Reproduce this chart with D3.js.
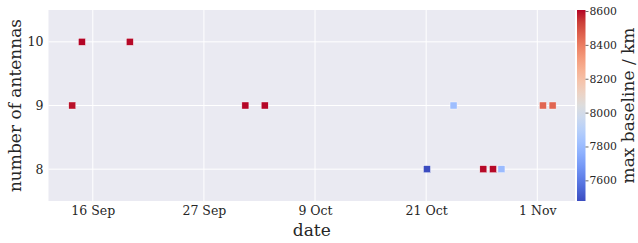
<!DOCTYPE html>
<html>
<head>
<meta charset="utf-8">
<script src="https://cdn.jsdelivr.net/npm/d3@7"></script>
<style>
  html, body { margin: 0; padding: 0; background: #fff; }
  svg text { font-family: "DejaVu Serif", "Liberation Serif", serif; fill: #262626; }
</style>
</head>
<body>
<div id="chart"></div>
<script>
const dates = [
  "2019-09-13T21:00", "2019-09-14T21:00", "2019-09-19T20:00",
  "2019-10-01T19:00", "2019-10-03T19:00", "2019-10-20T14:00",
  "2019-10-23T08:00", "2019-10-26T10:00", "2019-10-27T10:00",
  "2019-10-28T07:00", "2019-11-01T14:00", "2019-11-02T14:00"
]
const antennas = [9, 10, 10, 9, 9, 8, 9, 8, 8, 8, 9, 9]
const baseline = [8590, 8606, 8600, 8604, 8604, 7478, 7815, 8600, 8600, 7805, 8450, 8450]

const xTickDates = ["2019-09-16T00:00", "2019-09-27T12:00", "2019-10-09T00:00", "2019-10-20T12:00", "2019-11-01T00:00"]
const xTickLabels = ["16 Sep", "27 Sep", "9 Oct", "21 Oct", "1 Nov"]
const yTicks = [8, 9, 10]
const cbTicks = [7600, 7800, 8000, 8200, 8400, 8600]

// matplotlib coolwarm
const coolwarm = ["#3b4cc0", "#4d68d7", "#6282ea", "#779af7", "#8db0fe", "#a3c2ff",
  "#b8d0f9", "#ccd9ee", "#dddddd", "#ecd3c5", "#f5c4ac", "#f7b193", "#f49a7b",
  "#ec7f63", "#de604d", "#cb3e38", "#b40426"]

const parse = d3.utcParse("%Y-%m-%dT%H:%M")
const data = dates.map((d, i) => ({ date: parse(d), n: antennas[i], b: baseline[i] }))

const W = 638, H = 243
const mLeft = 48.5, mRight = 575, mTop = 10, mBottom = 201
const FONT = '"DejaVu Serif", "Liberation Serif", serif'

const svg = d3.select("#chart").append("svg")
  .attr("width", W)
  .attr("height", H)

const xScale = d3.scaleUtc()
  .domain([parse("2019-09-11T10:00"), parse("2019-11-04T21:40")])
  .range([mLeft, mRight])

const yScale = d3.scaleLinear()
  .domain([7.5, 10.5])
  .range([mBottom, mTop])

const bExt = d3.extent(baseline)
const colorScale = d3.scaleSequential(d3.interpolateRgbBasis(coolwarm))
  .domain(bExt)

// background + grid
svg.append("rect")
  .attr("x", mLeft).attr("y", mTop)
  .attr("width", mRight - mLeft).attr("height", mBottom - mTop)
  .attr("fill", "#eaeaf2")

const grid = svg.append("g").attr("class", "grid")
grid.selectAll("line.gx")
  .data(xTickDates)
  .enter()
  .append("line")
  .attr("x1", d => xScale(parse(d))).attr("x2", d => xScale(parse(d)))
  .attr("y1", mTop).attr("y2", mBottom)
  .attr("stroke", "#fff").attr("stroke-width", 1)
grid.selectAll("line.gy")
  .data(yTicks)
  .enter()
  .append("line")
  .attr("x1", mLeft).attr("x2", mRight)
  .attr("y1", d => yScale(d)).attr("y2", d => yScale(d))
  .attr("stroke", "#fff").attr("stroke-width", 1)

// axes (labels only, seaborn style)
const xAxis = d3.axisBottom(xScale)
  .tickValues(xTickDates.map(parse))
  .tickFormat((d, i) => xTickLabels[i])
  .tickSize(0).tickPadding(5)
const gX = svg.append("g")
  .attr("transform", `translate(0,${mBottom})`)
  .attr("font-family", FONT)
  .call(xAxis)
gX.select(".domain").remove()
gX.selectAll(".tick text").style("font-size", "12.5px").attr("fill", "#262626")

const yAxis = d3.axisLeft(yScale)
  .tickValues(yTicks)
  .tickFormat(d3.format("d"))
  .tickSize(0).tickPadding(5)
const gY = svg.append("g")
  .attr("transform", `translate(${mLeft},0)`)
  .call(yAxis)
gY.attr("font-family", FONT)
gY.select(".domain").remove()
gY.selectAll(".tick text").style("font-size", "12.5px").attr("fill", "#262626")

svg.append("text")
  .attr("x", (mLeft + mRight) / 2)
  .attr("y", 236)
  .attr("text-anchor", "middle")
  .style("font-size", "17px")
  .text("date")

svg.append("text")
  .attr("transform", `translate(21,${(mTop + mBottom) / 2}) rotate(-90)`)
  .attr("text-anchor", "middle")
  .style("font-size", "17px")
  .text("number of antennas")

// markers
const sz = 7
svg.append("g")
  .selectAll("rect")
  .data(data)
  .enter()
  .append("rect")
  .attr("x", d => xScale(d.date) - sz / 2)
  .attr("y", d => yScale(d.n) - sz / 2)
  .attr("width", sz).attr("height", sz)
  .attr("fill", d => colorScale(d.b))
  .attr("stroke", "#fff").attr("stroke-width", 0.4)

// colorbar
const cbX = 577, cbW = 8.5
const defs = svg.append("defs")
const grad = defs.append("linearGradient")
  .attr("id", "cbgrad")
  .attr("x1", 0).attr("y1", 1).attr("x2", 0).attr("y2", 0)
grad.selectAll("stop")
  .data(coolwarm)
  .enter()
  .append("stop")
  .attr("offset", (d, i) => i / (coolwarm.length - 1))
  .attr("stop-color", d => d)
svg.append("rect")
  .attr("x", cbX).attr("y", mTop)
  .attr("width", cbW).attr("height", mBottom - mTop)
  .attr("fill", "url(#cbgrad)")

const cbScale = d3.scaleLinear().domain(bExt).range([mBottom, mTop])
const cbAxis = d3.axisRight(cbScale)
  .tickValues(cbTicks)
  .tickFormat(d3.format("d"))
  .tickSize(3).tickPadding(1)
const gC = svg.append("g")
  .attr("transform", `translate(${cbX + cbW},0)`)
  .call(cbAxis)
gC.attr("font-family", FONT)
gC.select(".domain").remove()
gC.selectAll(".tick line").attr("stroke", "#444").attr("stroke-width", 0.8)
gC.selectAll(".tick text").style("font-size", "10.8px").attr("fill", "#262626")

svg.append("text")
  .attr("transform", `translate(634,${(mTop + mBottom) / 2}) rotate(-90)`)
  .attr("text-anchor", "middle")
  .style("font-size", "17px")
  .text("max baseline / km")
</script>
</body>
</html>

» EXERCISE INSTRUCTIONS
Repeat the data exactly in full, omitting its pictures.

» RESULT FOR THIS EXERCISE
Reproduce this chart with D3.js.
<!DOCTYPE html>
<html>
<head>
<meta charset="utf-8">
<script src="https://cdn.jsdelivr.net/npm/d3@7"></script>
<style>
  html, body { margin: 0; padding: 0; background: #fff; }
  svg text { font-family: "DejaVu Serif", "Liberation Serif", serif; fill: #262626; }
</style>
</head>
<body>
<div id="chart"></div>
<script>
const dates = [
  "2019-09-13T21:00", "2019-09-14T21:00", "2019-09-19T20:00",
  "2019-10-01T19:00", "2019-10-03T19:00", "2019-10-20T14:00",
  "2019-10-23T08:00", "2019-10-26T10:00", "2019-10-27T10:00",
  "2019-10-28T07:00", "2019-11-01T14:00", "2019-11-02T14:00"
]
const antennas = [9, 10, 10, 9, 9, 8, 9, 8, 8, 8, 9, 9]
const baseline = [8590, 8606, 8600, 8604, 8604, 7478, 7815, 8600, 8600, 7805, 8450, 8450]

const xTickDates = ["2019-09-16T00:00", "2019-09-27T12:00", "2019-10-09T00:00", "2019-10-20T12:00", "2019-11-01T00:00"]
const xTickLabels = ["16 Sep", "27 Sep", "9 Oct", "21 Oct", "1 Nov"]
const yTicks = [8, 9, 10]
const cbTicks = [7600, 7800, 8000, 8200, 8400, 8600]

// matplotlib coolwarm
const coolwarm = ["#3b4cc0", "#4d68d7", "#6282ea", "#779af7", "#8db0fe", "#a3c2ff",
  "#b8d0f9", "#ccd9ee", "#dddddd", "#ecd3c5", "#f5c4ac", "#f7b193", "#f49a7b",
  "#ec7f63", "#de604d", "#cb3e38", "#b40426"]

const parse = d3.utcParse("%Y-%m-%dT%H:%M")
const data = dates.map((d, i) => ({ date: parse(d), n: antennas[i], b: baseline[i] }))

const W = 638, H = 243
const mLeft = 48.5, mRight = 575, mTop = 10, mBottom = 201
const FONT = '"DejaVu Serif", "Liberation Serif", serif'

const svg = d3.select("#chart").append("svg")
  .attr("width", W)
  .attr("height", H)

const xScale = d3.scaleUtc()
  .domain([parse("2019-09-11T10:00"), parse("2019-11-04T21:40")])
  .range([mLeft, mRight])

const yScale = d3.scaleLinear()
  .domain([7.5, 10.5])
  .range([mBottom, mTop])

const bExt = d3.extent(baseline)
const colorScale = d3.scaleSequential(d3.interpolateRgbBasis(coolwarm))
  .domain(bExt)

// background + grid
svg.append("rect")
  .attr("x", mLeft).attr("y", mTop)
  .attr("width", mRight - mLeft).attr("height", mBottom - mTop)
  .attr("fill", "#eaeaf2")

const grid = svg.append("g").attr("class", "grid")
grid.selectAll("line.gx")
  .data(xTickDates)
  .enter()
  .append("line")
  .attr("x1", d => xScale(parse(d))).attr("x2", d => xScale(parse(d)))
  .attr("y1", mTop).attr("y2", mBottom)
  .attr("stroke", "#fff").attr("stroke-width", 1)
grid.selectAll("line.gy")
  .data(yTicks)
  .enter()
  .append("line")
  .attr("x1", mLeft).attr("x2", mRight)
  .attr("y1", d => yScale(d)).attr("y2", d => yScale(d))
  .attr("stroke", "#fff").attr("stroke-width", 1)

// axes (labels only, seaborn style)
const xAxis = d3.axisBottom(xScale)
  .tickValues(xTickDates.map(parse))
  .tickFormat((d, i) => xTickLabels[i])
  .tickSize(0).tickPadding(5)
const gX = svg.append("g")
  .attr("transform", `translate(0,${mBottom})`)
  .attr("font-family", FONT)
  .call(xAxis)
gX.select(".domain").remove()
gX.selectAll(".tick text").style("font-size", "12.5px").attr("fill", "#262626")

const yAxis = d3.axisLeft(yScale)
  .tickValues(yTicks)
  .tickFormat(d3.format("d"))
  .tickSize(0).tickPadding(5)
const gY = svg.append("g")
  .attr("transform", `translate(${mLeft},0)`)
  .call(yAxis)
gY.attr("font-family", FONT)
gY.select(".domain").remove()
gY.selectAll(".tick text").style("font-size", "12.5px").attr("fill", "#262626")

svg.append("text")
  .attr("x", (mLeft + mRight) / 2)
  .attr("y", 236)
  .attr("text-anchor", "middle")
  .style("font-size", "17px")
  .text("date")

svg.append("text")
  .attr("transform", `translate(21,${(mTop + mBottom) / 2}) rotate(-90)`)
  .attr("text-anchor", "middle")
  .style("font-size", "17px")
  .text("number of antennas")

// markers
const sz = 7
svg.append("g")
  .selectAll("rect")
  .data(data)
  .enter()
  .append("rect")
  .attr("x", d => xScale(d.date) - sz / 2)
  .attr("y", d => yScale(d.n) - sz / 2)
  .attr("width", sz).attr("height", sz)
  .attr("fill", d => colorScale(d.b))
  .attr("stroke", "#fff").attr("stroke-width", 0.4)

// colorbar
const cbX = 577, cbW = 8.5
const defs = svg.append("defs")
const grad = defs.append("linearGradient")
  .attr("id", "cbgrad")
  .attr("x1", 0).attr("y1", 1).attr("x2", 0).attr("y2", 0)
grad.selectAll("stop")
  .data(coolwarm)
  .enter()
  .append("stop")
  .attr("offset", (d, i) => i / (coolwarm.length - 1))
  .attr("stop-color", d => d)
svg.append("rect")
  .attr("x", cbX).attr("y", mTop)
  .attr("width", cbW).attr("height", mBottom - mTop)
  .attr("fill", "url(#cbgrad)")

const cbScale = d3.scaleLinear().domain(bExt).range([mBottom, mTop])
const cbAxis = d3.axisRight(cbScale)
  .tickValues(cbTicks)
  .tickFormat(d3.format("d"))
  .tickSize(3).tickPadding(1)
const gC = svg.append("g")
  .attr("transform", `translate(${cbX + cbW},0)`)
  .call(cbAxis)
gC.attr("font-family", FONT)
gC.select(".domain").remove()
gC.selectAll(".tick line").attr("stroke", "#444").attr("stroke-width", 0.8)
gC.selectAll(".tick text").style("font-size", "10.8px").attr("fill", "#262626")

svg.append("text")
  .attr("transform", `translate(634,${(mTop + mBottom) / 2}) rotate(-90)`)
  .attr("text-anchor", "middle")
  .style("font-size", "17px")
  .text("max baseline / km")
</script>
</body>
</html>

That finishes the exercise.